Kinlaw Says Terps Have A Chance,Will Visit CP

It didn’t take long for Maryland’s staff to get back to work after the Christmas holiday. On Dec. 26, Terps’ defensive backs coach Aazaar Abdul-Rahim extended an offer to four-star defensive end Javon Kinlaw (Goose Creek, S.C.), a 6-foot-6, 275-pound Army All-American.

It didn’t take long for Maryland’s staff to get back to work after the Christmas holiday. On Dec. 26, Terps’ defensive backs coach Aazaar Abdul-Rahim extended an offer to four-star offensive tackle Javon Kinlaw (Goose Creek, S.C.), a 6-foot-6, 275-pound Army All-American.

Kinlaw committed to South Carolina Dec. 23, but said he will “definitely” officially visit College Park, Md., in January. The Goose Creek product lived in Washington, D.C., for three years and actually played under Abdul-Rahim for a season when the latter coached at Friendship Collegiate Academy,

“The Maryland offer meant a lot to me,” said Kinlaw, who chose USC over Alabama, Florida and Louisville. “When Coach Rahim got to Maryland, I wasn’t sure he’d contact me, but when he did I was really excited. He knows me about as well as my own mother.

“Honestly, I look at Coach Rahim like he’s my dad. When I was in D.C. and me and my brother were down and out and needed help, Coach Rahim was there for us. It was just me, my brother and my mom, and we didn’t have much. Coach Rahim really helped us and made sure we were alright. It was only one year I played for him, but for that one year, we got real, real close.”

Kinlaw did not stay in contact with Abdul-Rahim that often during the coach’s two-year stint at Alabama. But the hiatus didn’t faze Kinlaw one bit.

“Coach Rahim is my man, and it was great to hear from him again,” Kinlaw said. “When we talk, it goes a lot deeper than football or recruiting. He’s like a life coach, and he truly looks out for his guys.”

Kinlaw admitted, however, that he knows “very little” about the Maryland program. He’s aware the Terps compete in the Big Ten, but beyond that he did not watch the Terps on television, nor was he aware of the recent head coaching change until Abdul-Rahim brought it to his attention.

“But Maryland has a chance, definitely, because Coach Rahim is there,” said Kinlaw, who is in the process of finalizing an exact January visit date. “As long as Coach Rahim is there, then that’s a school I want to take a look at. And it’s because there are very few people that you can truly trust out there, and I know Coach Rahim is one of the few. I know he’ll lead me in the right direction.”

But Kinlaw isn’t about to drop South Carolina and simply flip to UMD. He said he’s “pretty firm” in his pledge and will be taking his second -- and only other – official to Columbia, S.C., after the New Year.

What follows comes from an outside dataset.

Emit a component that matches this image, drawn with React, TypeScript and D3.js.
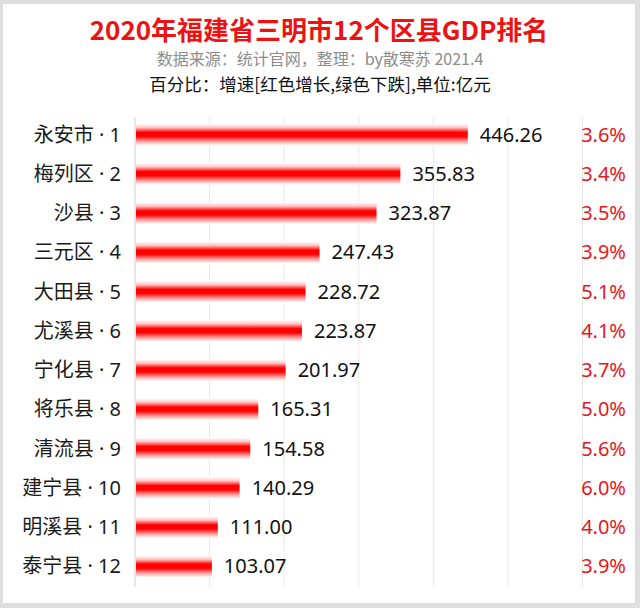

“South Carolina was my first offer in the 10th grade and they’ve been on me forever,” Kinlaw said. “Plus it’s only an hour away from home. I talked to Coach [Will] Muschamp, and he talks like he knows what he’s doing. He’s a very good communicator, and when we spoke I appreciated how he talked about both football and life. I’m going to officially visit there too, and me and Coach Muschamp are talking about a good date to come up.”

Kinlaw is a South Carolina native and only moved to D.C. for three years (seventh grade through his freshman year of high school) due to a family situation. After a year at FCA, though, he moved back home and has been at Goose Creek ever since.

“It’s been a journey for me, lots of ups and downs,” Kinlaw said. “But I’m blessed to be in the position I’m in, and I’m blessed to be going to the Army All-American game. I leave on [Jan. 3] and I’m real excited to get down there and showcase what I can do.”

Kinlaw started at both offensive tackle and defensive end for Goose Creek, although he said he’ll be playing defense at the Army game. He also said most college programs, including South Carolina, are recruiting him for defense. Maryland, though, is looking at Kinlaw for offense.

"Maryland didn't really discuss the position with me, but Coach Rahim hinted it could be offense," Kinlaw said. "And to me it doesn't really matter. I like playing both sides."